The Roman Empire in the East, though threatened by enemies from without and weakened by civil conflicts from within, endured for more than a thousand years. Until the middle of the fifteenth century it preserved the name, the civilization, and some part of the dominions, of ancient Rome.

The long life of the Roman Empire in the East is one of the marvels of history. Its great and constant vitality appears the more remarkable, when one considers that it had no easily defensible frontiers, contained many different races with little in common, and on all sides faced hostile states.

The changing fortunes of the empire during the Middle Ages are reflected in some of the names by which it is often known. The term “Greek Empire” expresses the fact that the state became more and more Greek in character, owing to the loss, first of the western provinces in the fifth century, and then of Syria and Egypt in the seventh century.

Another term– “Byzantine Empire”—appropriately describes the condition of the state in still later times, when its possessions were reduced to Constantinople (ancient Byzantium) and the territory in the neighborhood of that city. But through all this period the rulers at Constantinople regarded themselves as the true successors of Augustus, Diocletian, and Constantine.

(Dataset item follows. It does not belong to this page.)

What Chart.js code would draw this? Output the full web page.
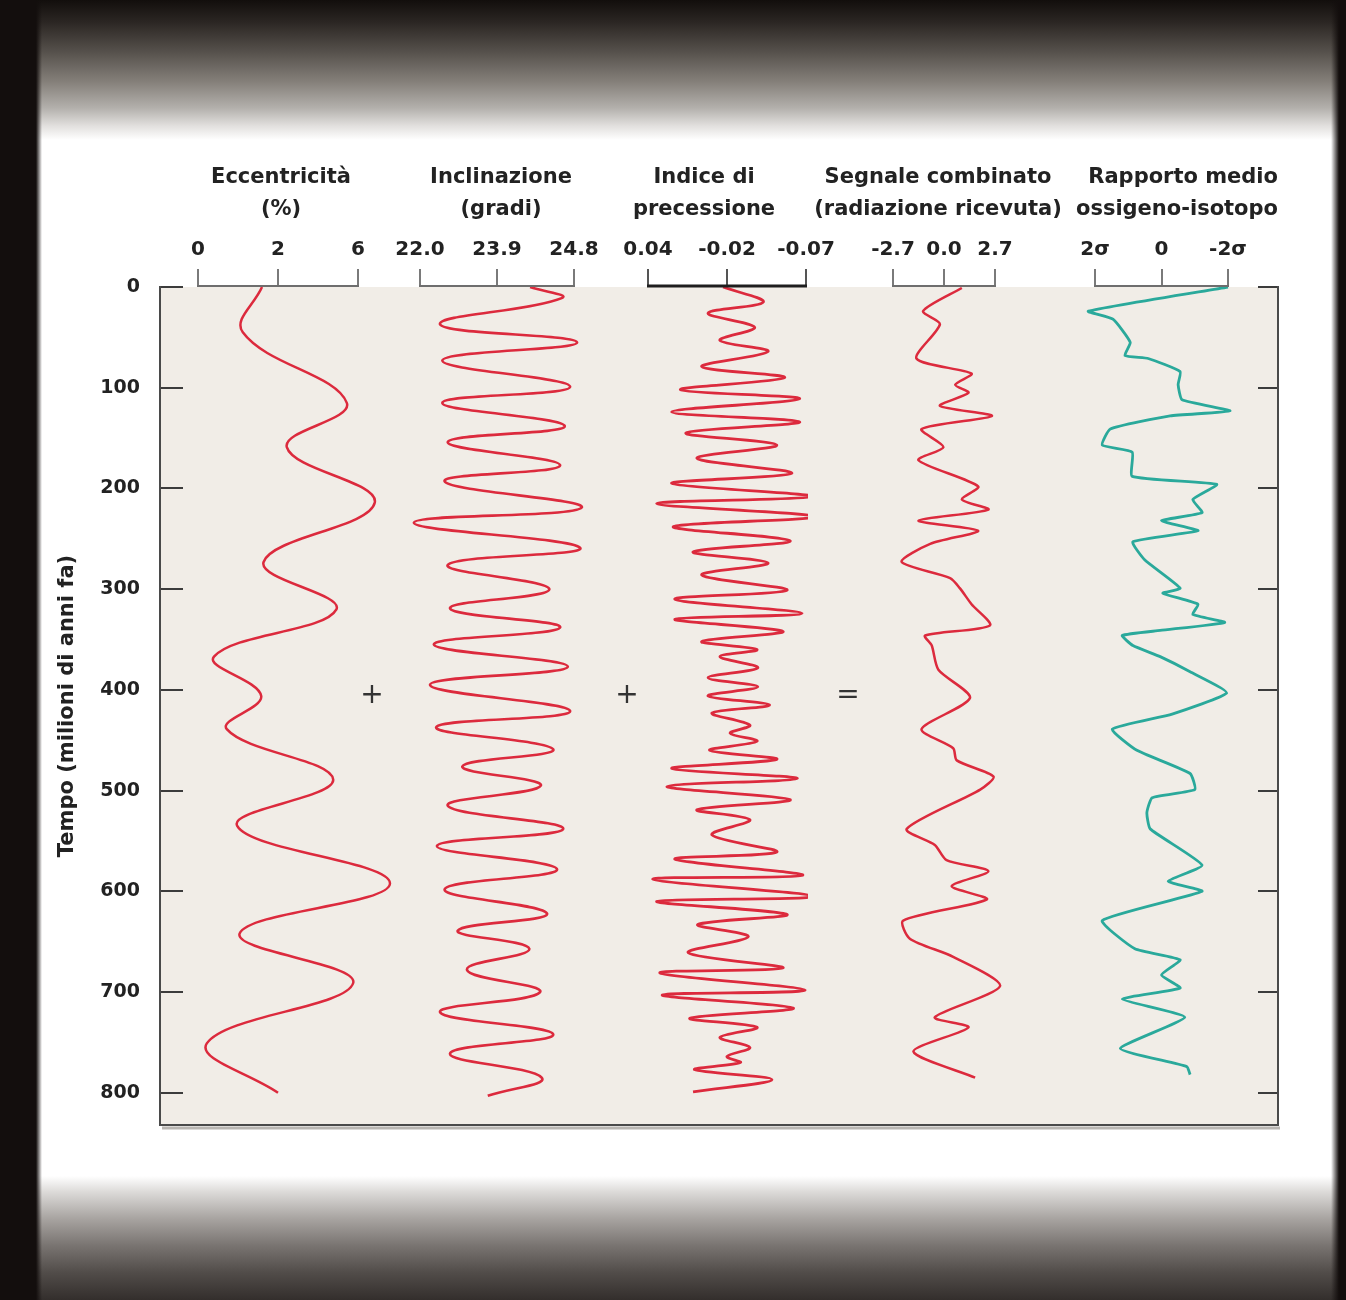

Until Justinian’s reign the sources of Roman law, including the legislation of the popular assemblies, the decrees of the Senate, the edicts of the of Roman praetors and emperors, and the decisions of learned lawyers, had never been completely collected and arranged in scientific form. Justinian appointed a commission of legal scholars to perform this task.

The result of their labors, in which the emperor himself assisted, was the publication of the Corpus Juris Civilis, the “Body of Civil Law.” Under this form the Roman principles of jurisprudence have become the foundation of the legal systems of modern Italy, Spain, France, Germany, and other European countries.